The Nevada Gaming Control Board has scheduled an informational hearing for May 13 that could lead to the demise of a regulatory ban on online casino gambling in the state.
The hearing will explore 15 amendments to Gaming Regulation 5A, as it’s known, that include the deletion of “provisions limiting interactive gaming to the game of poker, substituting it with “all games offered on an interactive gaming system” and amending “authorized player requirements” to allow remote registration rather than in-person at a casino as required currently.
Nevada has offered online poker and sports betting for years as part of an enabling act that passed the state legislature in 2013 and was broadly written to include all “online gambling,” leaving the details to the regulators.
Opposition from the land-based industry, which feared the competition, induced the Control Board to exclude blackjack, roulette, craps, slot machines and other casino-style games when Regulation 5A was written.
Remote registration to bet on sports was opposed as well over concerns about gamblers continuing to come through the doors.
But case studies now indicate that much of the fear is unfounded. New Jersey, especially, proved the sector’s value as a backup for the retail industry during the Covid crisis, and Atlantic City’s casinos have fared better with a complementary online product than without it.

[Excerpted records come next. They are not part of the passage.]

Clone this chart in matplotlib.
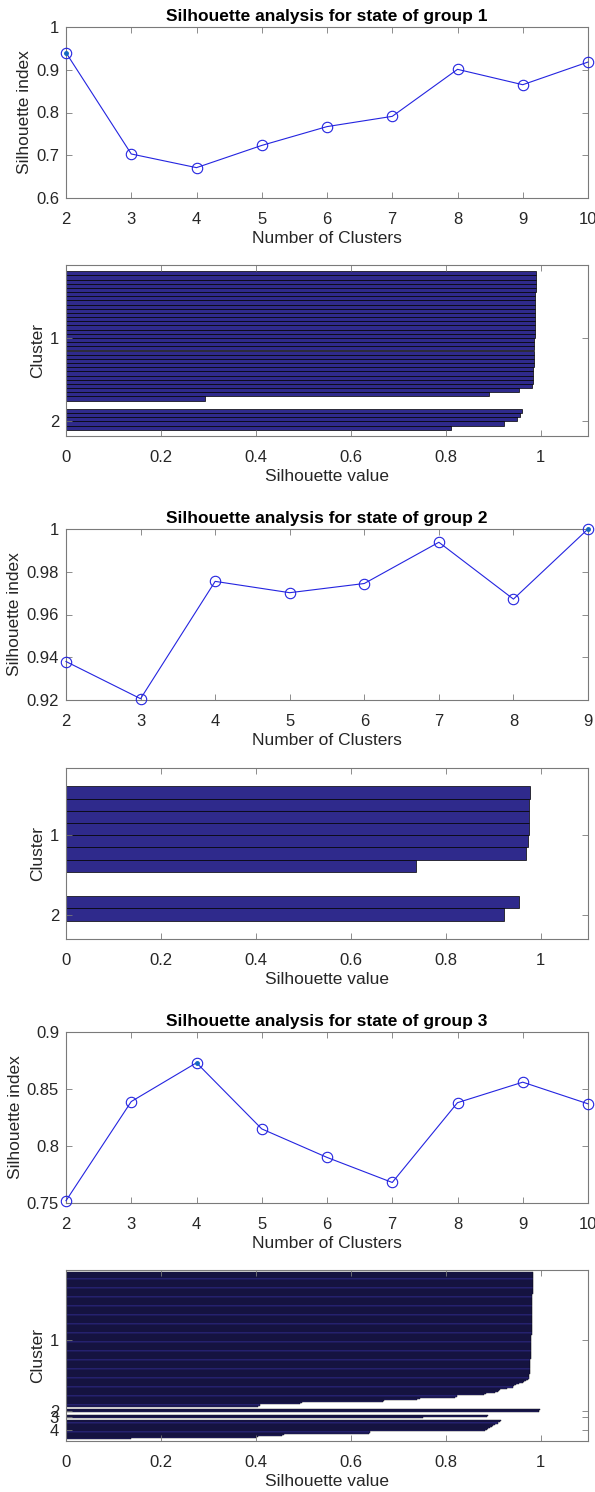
import numpy as np
import matplotlib
matplotlib.use("Agg")
import matplotlib.pyplot as plt
from matplotlib.ticker import FormatStrFormatter

plt.rcParams['font.family'] = ['Liberation Sans', 'DejaVu Sans']

# silhouette index against number of clusters, one curve per group
k_g1 = [2, 3, 4, 5, 6, 7, 8, 9, 10]
sil_g1 = [0.940, 0.703, 0.671, 0.723, 0.767, 0.791, 0.901, 0.865, 0.918]
k_g2 = [2, 3, 4, 5, 6, 7, 8, 9]
sil_g2 = [0.938, 0.9206, 0.9755, 0.9702, 0.9745, 0.9938, 0.9672, 1.000]
k_g3 = [2, 3, 4, 5, 6, 7, 8, 9, 10]
sil_g3 = [0.752, 0.839, 0.873, 0.815, 0.790, 0.768, 0.838, 0.856, 0.837]

# per-point silhouette values at the chosen k (sorted within each cluster)
g1_c1 = [0.990, 0.990, 0.990, 0.990, 0.990, 0.989, 0.989, 0.989, 0.989, 0.989,
         0.989, 0.988, 0.988, 0.988, 0.988, 0.988, 0.987, 0.987, 0.987, 0.987,
         0.986, 0.986, 0.986, 0.985, 0.985, 0.985, 0.984, 0.981, 0.954, 0.891,
         0.292]
g1_c2 = [0.961, 0.956, 0.951, 0.923, 0.812]

g2_c1 = [0.978, 0.976, 0.975, 0.975, 0.973, 0.970, 0.738]
g2_c2 = [0.954, 0.923]

g3_c1 = [0.985, 0.985, 0.985, 0.985, 0.985, 0.985, 0.985, 0.985,
         0.984, 0.984, 0.984, 0.984, 0.984, 0.984, 0.984, 0.984, 0.984, 0.984, 0.984, 0.984,
         0.983, 0.983, 0.983, 0.983, 0.983, 0.983, 0.983, 0.983, 0.983, 0.983, 0.983, 0.983,
         0.982, 0.982, 0.982, 0.982, 0.982, 0.982, 0.982, 0.982, 0.982, 0.982, 0.982, 0.982,
         0.981, 0.981, 0.981, 0.981, 0.981, 0.981, 0.981, 0.981, 0.981, 0.981, 0.981, 0.981,
         0.980, 0.980, 0.980, 0.980, 0.980, 0.980, 0.980, 0.980, 0.980, 0.980, 0.980, 0.980,
         0.979, 0.979, 0.979, 0.979, 0.979, 0.979, 0.979, 0.979, 0.979, 0.979,
         0.978, 0.978, 0.978, 0.978, 0.978, 0.978, 0.978, 0.978,
         0.977, 0.977, 0.977, 0.977, 0.977,
         0.976, 0.976, 0.976,
         0.975, 0.973, 0.970, 0.966, 0.962, 0.955, 0.948, 0.944, 0.942, 0.930,
         0.915, 0.912, 0.910, 0.905, 0.885, 0.880, 0.823, 0.820, 0.745, 0.740,
         0.670, 0.668, 0.497, 0.494, 0.408, 0.405]
g3_c2 = [0.998, 0.997, 0.996]
g3_c3 = [0.890, 0.888, 0.752]
g3_c4 = [0.917, 0.915, 0.910, 0.905, 0.900, 0.897, 0.893, 0.890, 0.887, 0.884,
         0.641, 0.638, 0.460, 0.455, 0.405, 0.400, 0.136]

AX_COL = '#7a7a7a'
TXT_COL = '#262626'
BAR_COL = '#2f2a8c'


def style(ax):
    for s in ax.spines.values():
        s.set_color(AX_COL)
        s.set_linewidth(0.8)
    ax.tick_params(direction='in', top=True, right=True, length=4, width=0.6,
                   color=AX_COL, labelcolor=TXT_COL, labelsize=12)
    ax.tick_params(axis='x', pad=10)
    ax.tick_params(axis='y', pad=5)


def index_panel(ax, k, sil, title, ylim, yticks):
    ax.plot(k, sil, '-o', color='#2424e0', lw=0.8, ms=7.5, mfc='none',
            mew=0.8, clip_on=False, zorder=3)
    best = int(np.argmax(sil))
    ax.plot(k[best], sil[best], '.', color='#1468c0', ms=5, clip_on=False, zorder=4)
    ax.set_xlim(k[0], k[-1])
    ax.set_ylim(*ylim)
    ax.set_xticks(k)
    ax.set_yticks(yticks)
    ax.yaxis.set_major_formatter(FormatStrFormatter('%g'))
    ax.set_title(title, fontsize=12.5, fontweight='bold', color='black', pad=4)
    ax.set_xlabel('Number of Clusters', fontsize=12.5, color=TXT_COL, labelpad=3)
    ax.set_ylabel('Silhouette index', fontsize=12.5, color=TXT_COL, labelpad=3)
    style(ax)


def silhouette_panel(ax, clusters, edge_lw=0.5):
    n = sum(len(c) for c in clusters)
    space = max(n // 50, 2)
    pos, vals, ticks = [], [], []
    cnt = space
    for c in clusters:
        p = np.arange(cnt + 1, cnt + len(c) + 1)
        pos.extend(p)
        vals.extend(c)
        ticks.append(p.mean() + 0.5 * space - 0.5)
        cnt += len(c) + space
    ax.barh(pos, vals, height=1.0, color=BAR_COL, edgecolor='black', linewidth=edge_lw)
    ax.set_ylim(cnt, 1)
    ax.set_xlim(0, 1.1)
    ax.set_xticks([0, 0.2, 0.4, 0.6, 0.8, 1])
    ax.xaxis.set_major_formatter(FormatStrFormatter('%g'))
    ax.set_yticks(ticks)
    ax.set_yticklabels([str(i + 1) for i in range(len(clusters))])
    ax.set_xlabel('Silhouette value', fontsize=12.5, color=TXT_COL, labelpad=3)
    ax.set_ylabel('Cluster', fontsize=12.5, color=TXT_COL, labelpad=3)
    style(ax)


W, H = 595, 1492
fig = plt.figure(figsize=(W / 100, H / 100), dpi=100)
left, width = 66 / W, 522 / W
tops = [27, 265, 529, 768, 1032, 1270]
hgt = 171
axs = [fig.add_axes([left, 1 - (t + hgt) / H, width, hgt / H]) for t in tops]

index_panel(axs[0], k_g1, sil_g1, 'Silhouette analysis for state of group 1',
            (0.6, 1.0), [0.6, 0.7, 0.8, 0.9, 1.0])
silhouette_panel(axs[1], [g1_c1, g1_c2])
index_panel(axs[2], k_g2, sil_g2, 'Silhouette analysis for state of group 2',
            (0.92, 1.0), [0.92, 0.94, 0.96, 0.98, 1.0])
silhouette_panel(axs[3], [g2_c1, g2_c2])
index_panel(axs[4], k_g3, sil_g3, 'Silhouette analysis for state of group 3',
            (0.75, 0.9), [0.75, 0.8, 0.85, 0.9])
silhouette_panel(axs[5], [g3_c1, g3_c2, g3_c3, g3_c4], edge_lw=0.3)

fig.savefig('out.png', dpi=100, facecolor='white')
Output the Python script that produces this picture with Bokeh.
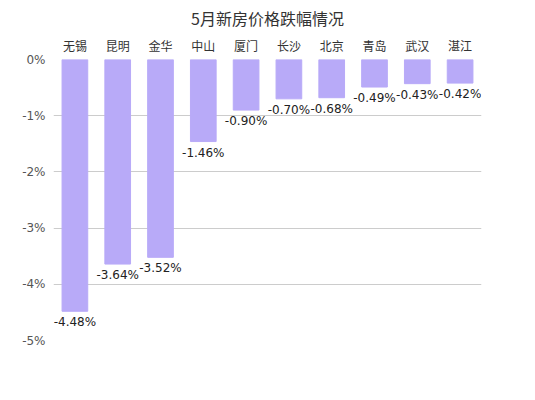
from bokeh.models import ColumnDataSource, FixedTicker, Range1d
from bokeh.plotting import figure
from bokeh.embed import file_html
from bokeh.resources import INLINE
from bokeh.core.properties import value

cities = ['无锡', '昆明', '金华', '中山', '厦门', '长沙', '北京', '青岛', '武汉', '湛江']
drops = [-4.48, -3.64, -3.52, -1.46, -0.90, -0.70, -0.68, -0.49, -0.43, -0.42]
y_ticks = [0, -1, -2, -3, -4, -5]
y_tick_labels = ['0%', '-1%', '-2%', '-3%', '-4%', '-5%']

src = ColumnDataSource(data=dict(
    city=cities,
    drop=drops,
    label=['{:.2f}%'.format(v) for v in drops],
))

p = figure(x_range=cities, y_range=Range1d(-5, 0), width=519, height=384,
           x_axis_location='above', toolbar_location=None, output_backend='svg',
           min_border_left=53, min_border_right=38, min_border_bottom=44, min_border_top=0)
p.title.text = '5月新房价格跌幅情况'
p.title.align = 'center'
p.title.text_font = 'Noto Sans CJK SC'
p.title.text_font_size = '16px'
p.title.text_font_style = 'normal'
p.title.text_color = '#333333'
p.title.offset = 0
p.title.standoff = 7
p.outline_line_color = None

p.vbar(x='city', top='drop', bottom=0, width=0.6, color='#b8aaf8', source=src)
p.text(x='city', y='drop', text='label', source=src, text_align='center',
       text_baseline='top', y_offset=4, text_font=value('DejaVu Sans'),
       text_font_size='12px', text_color='#222222')

p.xgrid.grid_line_color = None
p.ygrid.grid_line_color = '#cccccc'
p.ygrid.ticker = FixedTicker(ticks=y_ticks)

p.xaxis.axis_line_color = None
p.xaxis.major_tick_line_color = None
p.xaxis.major_label_text_font = 'Noto Sans CJK SC'
p.xaxis.major_label_text_font_size = '12px'
p.xaxis.major_label_text_color = '#333333'
p.xaxis.major_label_standoff = 0

p.yaxis.ticker = FixedTicker(ticks=y_ticks)
p.yaxis.major_label_overrides = dict(zip(y_ticks, y_tick_labels))
p.yaxis.axis_line_color = None
p.yaxis.major_tick_line_color = None
p.yaxis.minor_tick_line_color = None
p.yaxis.major_tick_out = 0
p.yaxis.major_label_text_font = 'DejaVu Sans'
p.yaxis.major_label_text_font_size = '12px'
p.yaxis.major_label_text_color = '#555555'
p.yaxis.major_label_standoff = 8

open('out.html', 'w').write(file_html(p, INLINE))
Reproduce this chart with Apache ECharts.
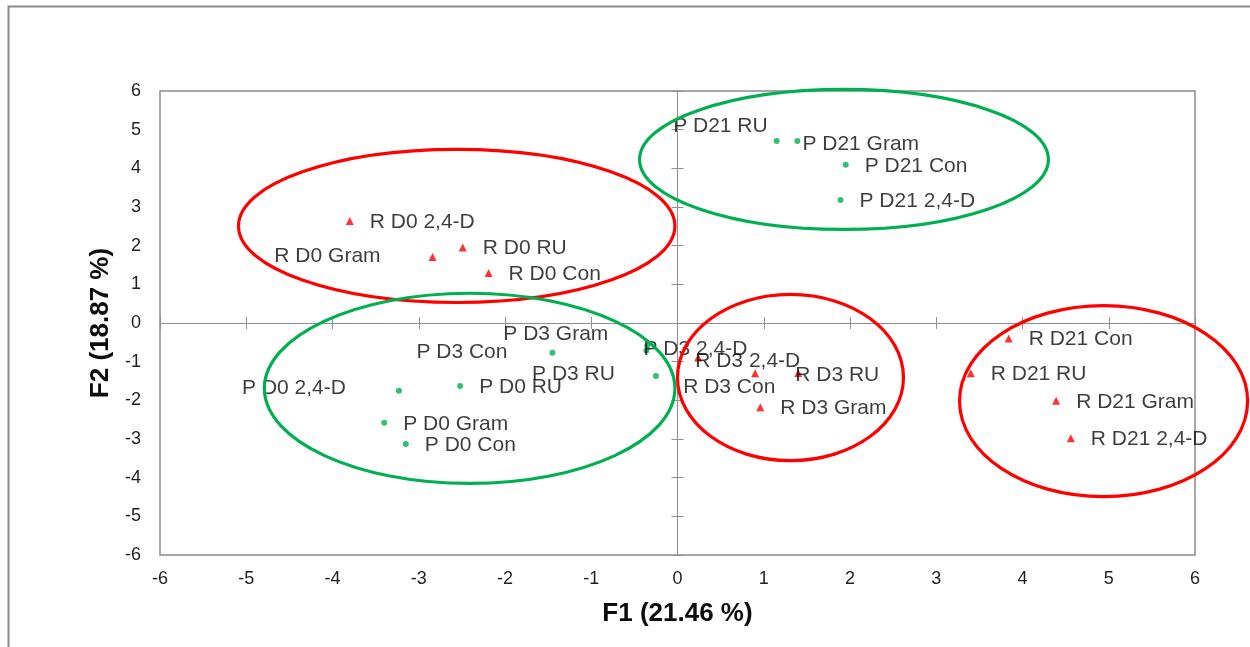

It’s been pretty much the same in neighboring Pennsylvania and in Michigan, to cite two other examples.
Implementing full online casino games would take a vote from both the three-member Control Board and the five-member Nevada Gaming Commission.
This week’s hearing, as such, will merely be seeking input from gaming operators and other stakeholders for discussion purposes, and it’s not known when, or if, any direct action will result.